How close is MiMedx to the end of death row?

“An off-balance sheet agreement that says [physicians] don’t have to pay [MiMedx] unless [physicians] have been paid” breaks Anti-kickback law. It’s easy to see why it’s illegal because it allows MiMedx to gain market share while the physician takes no risk.

Crossing this line means MiMedx could receive what’s known as “the death penalty” for medical product manufacturers because “Violation of the Anti-Kickback Statute may also lead to exclusion from Federal health care programs.”

See page 139-140 of the deposition posted yesterday:

Q. So there was a document that you produced. And that is an invoice that you received from MiMedx?


A. After, it looks like, 90 days after the use of the product.


Q. You seem to be focusing on that. What’s the — what is your meaning of pointing that piece of information out?
A. Because usually it takes 90 days to get paid after we use the product. So this invoice was generated 90 days after the use of it. So somebody went to the little freezer, pulled out the product, had the procedure. The invoice was not generated for 90 days. Which is inconsistent with the letter from Pete Petit below the Anti-kickback statements that state in exhibit — wherever — that we only had 30-day terms.

Please click here for the full “Spreadsheet Evidence of [MiMedx] breaking anti-kickback.

Why wouldn’t the CFO send a letter, why Petite Parker? Because Petite Parker knows MDXG is breaking the law and trying to snuff this guy out from making it a bigger issue through a form of polite intimidation. If the invoices need to be paid then why suddenly extend terms from net 30 to net 60?

Petite Parker knows.

Q. Well, tell me about the conversation that y’all had.
A. I still was uncomfortable. It seems very strange. And I said to them, I said, you — it seems very strange. We have an agreement for however many years in the way we do business. A controller shows up and says that agreement never existed.
Within 24 hours the CEO of a public company sends me a letter reiterating that that never existed. Extends the terms. It just — it was just — it made me very nervous. Because I have been doing this for awhile. It just didn’t make sense.
And then we had dinner. And I contacted the doctor, I said, hey, if this all — how many patients — again, it all comes down to the patients. It this stuff stops, how bad are the patient outcomes? Because, again, I can’t mess with the patients. That’s our job to care.
And the doctor said, hey, let’s try to quell your nervousness and we had dinner with the sales guys. And I explained to them. And their response was, geez, I wish the letter never — no, there’s nothing to it and la-da-da, whatever.
And still my instincts tell me it just seems very odd that we would have a normal course of business and then — in fact, it just seems very odd that on the second visit they still totally deny that this whole methodology exists. And a letter comes from the CEO, not the CFO, but the CEO saying it never existed. And, oh, by the way, Anti-kickback and all this. The facts are the facts.

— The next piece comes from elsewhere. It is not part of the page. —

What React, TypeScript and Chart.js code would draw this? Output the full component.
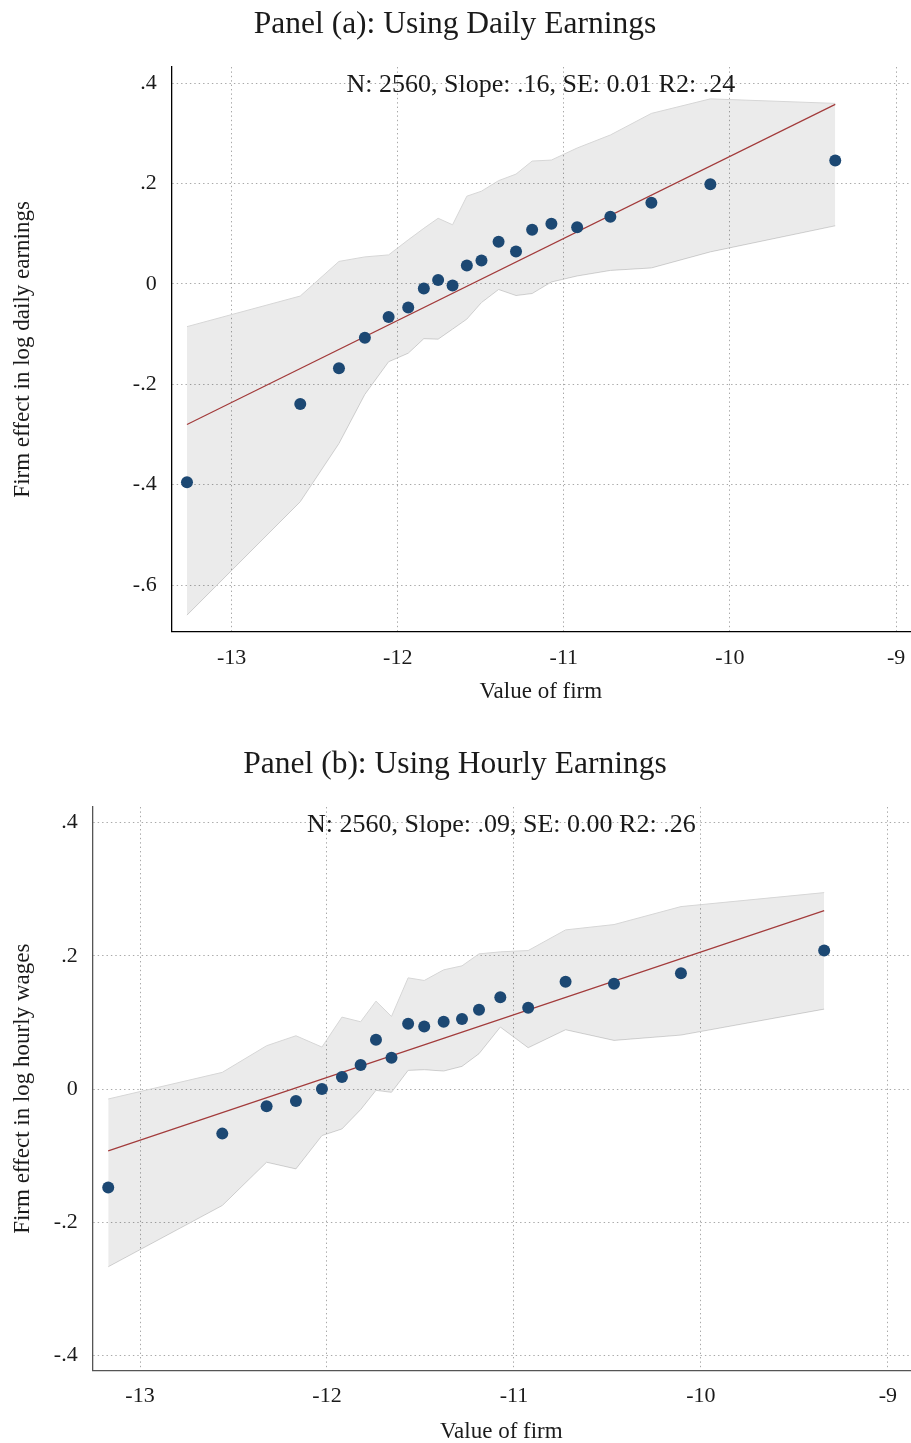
import React, { useEffect, useRef } from "react";
import { Chart, registerables } from "chart.js";

Chart.register(...registerables);

// ---------- Panel (a): daily earnings ----------
const xA = [-13.269, -12.587, -12.354, -12.198, -12.055, -11.937, -11.843, -11.757, -11.670, -11.584, -11.496, -11.393, -11.288, -11.191, -11.075, -10.920, -10.720, -10.473, -10.118, -9.366];
const yA = [-0.395, -0.239, -0.168, -0.107, -0.066, -0.047, -0.009, 0.008, -0.003, 0.037, 0.047, 0.084, 0.065, 0.108, 0.120, 0.113, 0.134, 0.162, 0.199, 0.246];
const upperA = [-0.085, -0.024, 0.045, 0.054, 0.058, 0.088, 0.111, 0.131, 0.118, 0.175, 0.185, 0.206, 0.219, 0.245, 0.247, 0.271, 0.297, 0.340, 0.369, 0.360];
const lowerA = [-0.660, -0.434, -0.318, -0.220, -0.155, -0.138, -0.109, -0.110, -0.090, -0.070, -0.037, -0.011, -0.023, -0.019, 0.004, 0.016, 0.027, 0.032, 0.064, 0.116];
const fitXA = [-13.269, -9.366];
const fitYA = [-0.280, 0.358];
const yTicksA = [-0.6, -0.4, -0.2, 0, 0.2, 0.4];
const yLabelsA = ["-.6", "-.4", "-.2", "0", ".2", ".4"];

// ---------- Panel (b): hourly earnings ----------
const xB = [-13.170, -12.560, -12.323, -12.166, -12.027, -11.920, -11.820, -11.738, -11.655, -11.566, -11.480, -11.376, -11.278, -11.187, -11.073, -10.924, -10.724, -10.465, -10.107, -9.341];
const yB = [-0.148, -0.067, -0.026, -0.018, 0.000, 0.018, 0.036, 0.074, 0.047, 0.098, 0.094, 0.101, 0.105, 0.119, 0.138, 0.122, 0.161, 0.158, 0.174, 0.208];
const upperB = [-0.015, 0.025, 0.065, 0.080, 0.063, 0.108, 0.101, 0.132, 0.109, 0.167, 0.163, 0.179, 0.185, 0.203, 0.206, 0.208, 0.239, 0.247, 0.274, 0.295];
const lowerB = [-0.267, -0.175, -0.110, -0.120, -0.070, -0.060, -0.031, -0.002, -0.005, 0.028, 0.029, 0.027, 0.034, 0.053, 0.093, 0.062, 0.089, 0.073, 0.081, 0.120];
const fitXB = [-13.170, -9.341];
const fitYB = [-0.093, 0.268];
const yTicksB = [-0.4, -0.2, 0, 0.2, 0.4];
const yLabelsB = ["-.4", "-.2", "0", ".2", ".4"];

// ---------- shared x axis ----------
const xTicks = [-13, -12, -11, -10, -9];
const xLabels = ["-13", "-12", "-11", "-10", "-9"];

const FONT = '"Liberation Serif", "Times New Roman", serif';
const TEXT = "#1a1a1a";

const zip = (xs: number[], ys: number[]) => xs.map((x, i) => ({ x, y: ys[i] }));

interface PanelSpec {
  title: string;
  note: string;
  yTitle: string;
  xs: number[];
  ys: number[];
  up: number[];
  lo: number[];
  fx: number[];
  fy: number[];
  yTicks: number[];
  yLabels: string[];
  xMin: number;
  xMax: number;
  yMin: number;
  yMax: number;
  yAxisWidth: number;
  xAxisHeight: number;
  axisColor: string;
}

function makeConfig(p: PanelSpec): any {
  const notePlugin = {
    id: "note",
    afterDraw(chart: any) {
      const { ctx, chartArea } = chart;
      ctx.save();
      ctx.font = `26px ${FONT}`;
      ctx.fillStyle = TEXT;
      ctx.textAlign = "center";
      ctx.textBaseline = "middle";
      ctx.fillText(p.note, (chartArea.left + chartArea.right) / 2, chartArea.top + 18);
      ctx.restore();
    },
  };
  return {
    type: "scatter",
    data: {
      datasets: [
        {
          data: zip(p.xs, p.ys),
          showLine: false,
          pointRadius: 6,
          pointHoverRadius: 6,
          backgroundColor: "#1c4873",
          borderWidth: 0,
        },
        {
          data: zip(p.fx, p.fy),
          showLine: true,
          pointRadius: 0,
          borderColor: "#a23b3b",
          borderWidth: 1.2,
          fill: false,
        },
        {
          data: zip(p.xs, p.up),
          showLine: true,
          pointRadius: 0,
          borderColor: "#d6d6d6",
          borderWidth: 1,
          backgroundColor: "rgba(0,0,0,0.08)",
          fill: "+1",
        },
        {
          data: zip(p.xs, p.lo),
          showLine: true,
          pointRadius: 0,
          borderColor: "#d6d6d6",
          borderWidth: 1,
          fill: false,
        },
      ],
    },
    options: {
      responsive: false,
      animation: false,
      events: [],
      layout: { autoPadding: false, padding: { left: 0, right: 1, top: 0, bottom: 0 } },
      plugins: {
        legend: { display: false },
        tooltip: { enabled: false },
        title: {
          display: true,
          text: p.title,
          color: TEXT,
          font: { family: FONT, size: 31.5, weight: "normal", lineHeight: 1.2 },
          padding: { top: 5.4, bottom: 23.8 },
        },
      },
      scales: {
        x: {
          type: "linear",
          min: p.xMin,
          max: p.xMax,
          afterBuildTicks: (axis: any) => {
            axis.ticks = xTicks.map((v) => ({ value: v }));
          },
          afterFit: (axis: any) => {
            axis.height = p.xAxisHeight;
            axis.paddingLeft = 0;
            axis.paddingRight = 0;
          },
          ticks: {
            autoSkip: false,
            maxRotation: 0,
            padding: 13,
            color: TEXT,
            font: { family: FONT, size: 22 },
            callback: (v: number) => {
              const i = xTicks.indexOf(v);
              return i >= 0 ? xLabels[i] : "";
            },
          },
          grid: {
            drawTicks: false,
            color: "#a8a8a8",
            lineWidth: 1,
          },
          border: { display: true, color: p.axisColor, width: 1.3, dash: [1.4, 3] },
          title: {
            display: true,
            text: "Value of firm",
            color: TEXT,
            font: { family: FONT, size: 23, lineHeight: 1.2 },
            padding: { top: 0, bottom: 14.2 },
          },
        },
        y: {
          type: "linear",
          min: p.yMin,
          max: p.yMax,
          afterBuildTicks: (axis: any) => {
            axis.ticks = p.yTicks.map((v) => ({ value: v }));
          },
          afterFit: (axis: any) => {
            axis.width = p.yAxisWidth;
            axis.paddingTop = 0;
            axis.paddingBottom = 0;
          },
          ticks: {
            autoSkip: false,
            padding: 15,
            color: TEXT,
            font: { family: FONT, size: 22 },
            callback: (v: number) => {
              const i = p.yTicks.indexOf(v);
              return i >= 0 ? p.yLabels[i] : "";
            },
          },
          grid: {
            drawTicks: false,
            color: "#a8a8a8",
            lineWidth: 1,
          },
          border: { display: true, color: p.axisColor, width: 1.3, dash: [1.4, 3] },
          title: {
            display: true,
            text: p.yTitle,
            color: TEXT,
            font: { family: FONT, size: 23, lineHeight: 1.2 },
            padding: { top: 9, bottom: 0 },
          },
        },
      },
    },
    plugins: [notePlugin],
  };
}

const panelA: PanelSpec = {
  title: "Panel (a): Using Daily Earnings",
  note: "N: 2560, Slope: .16, SE: 0.01 R2: .24",
  yTitle: "Firm effect in log daily earnings",
  xs: xA,
  ys: yA,
  up: upperA,
  lo: lowerA,
  fx: fitXA,
  fy: fitYA,
  yTicks: yTicksA,
  yLabels: yLabelsA,
  xMin: -13.361,
  xMax: -8.916,
  yMin: -0.693,
  yMax: 0.4325,
  yAxisWidth: 171.7,
  xAxisHeight: 88.3,
  axisColor: "#000000",
};

const panelB: PanelSpec = {
  title: "Panel (b): Using Hourly Earnings",
  note: "N: 2560, Slope: .09, SE: 0.00 R2: .26",
  yTitle: "Firm effect in log hourly wages",
  xs: xB,
  ys: yB,
  up: upperB,
  lo: lowerB,
  fx: fitXB,
  fy: fitYB,
  yTicks: yTicksB,
  yLabels: yLabelsB,
  xMin: -13.253,
  xMax: -8.882,
  yMin: -0.4228,
  yMax: 0.4236,
  yAxisWidth: 92.7,
  xAxisHeight: 89.5,
  axisColor: "#555555",
};

function Panel({ spec, top }: { spec: PanelSpec; top: number }) {
  const ref = useRef<HTMLCanvasElement | null>(null);
  useEffect(() => {
    if (!ref.current) return;
    const chart = new Chart(ref.current, makeConfig(spec));
    return () => chart.destroy();
  }, [spec]);
  return (
    <div style={{ position: "absolute", left: 0, top, width: 911, height: 720 }}>
      <canvas ref={ref} width={911} height={720} style={{ width: 911, height: 720, display: "block" }} />
    </div>
  );
}

export default function App() {
  return (
    <div
      style={{
        position: "absolute",
        left: 0,
        top: 0,
        width: 911,
        height: 1443,
        overflow: "hidden",
        background: "#ffffff",
      }}
    >
      <Panel spec={panelA} top={0} />
      <Panel spec={panelB} top={740} />
    </div>
  );
}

How could MiMedx have 60 days of receivables with unpaid balances from 2013? None of these options are good, and “the real answer” is the worst:

A. So I asked him [Mr Cranston]. I said, well, one of three things is happening. One, you are really bad at your job and you just don’t know how to collect because these are 2013 invoices. It’s 2016, and we owe you a boatload of money.
Two, you are just gouging the heck out of us and you don’t care whether we pay or not.
Or, three, there is an off-balance sheet agreement that says we don’t have to pay unless we have been paid. Which is the real answer. But there’s no way that he’s going to say that. So when he says, Answer Number 1, I’m really bad at my job. I’ve got patients out there scheduled for surgery. And I figure we are going to — if I say, current with regards to the monies owed. Now, we do owe money. I will tell you that we owe money. Because even though once we pay when we get paid, the margins on this were still upside-down.

Whistleblowers have been flooding in to corroborate:

What Village Podiatry is saying is absolutely how Mimedx operated. Consignment inventory was sent in, reps would run the insurance verification, the product was applied, reps would work will the billers to ensure it was coded and billed correctly, we’d check the eob when it came back to ensure it was fully reimbursed. Only at that point did we enter the implant information into Salesforce, which generated the invoice, which had the 30-day payment terms. If the insurance denied payment, the reps would just change the consignment product to “no charge evaluation” [i.e. SG&A expense] units so the doctor and patient weren’t out the money. We were told by managers that this was legal because as long as the insurance company didn’t reimburse the product, it wasn’t fraud.

But since Petite Parker knows it is indeed fraud, knowingly ordering his managers to carry it out would mean MiMedx is systematically breaking the law.

Note: Even though the exhibits above are public court documents, we blocked out the patients’ names because we care about them. Evidently, MiMedx does not.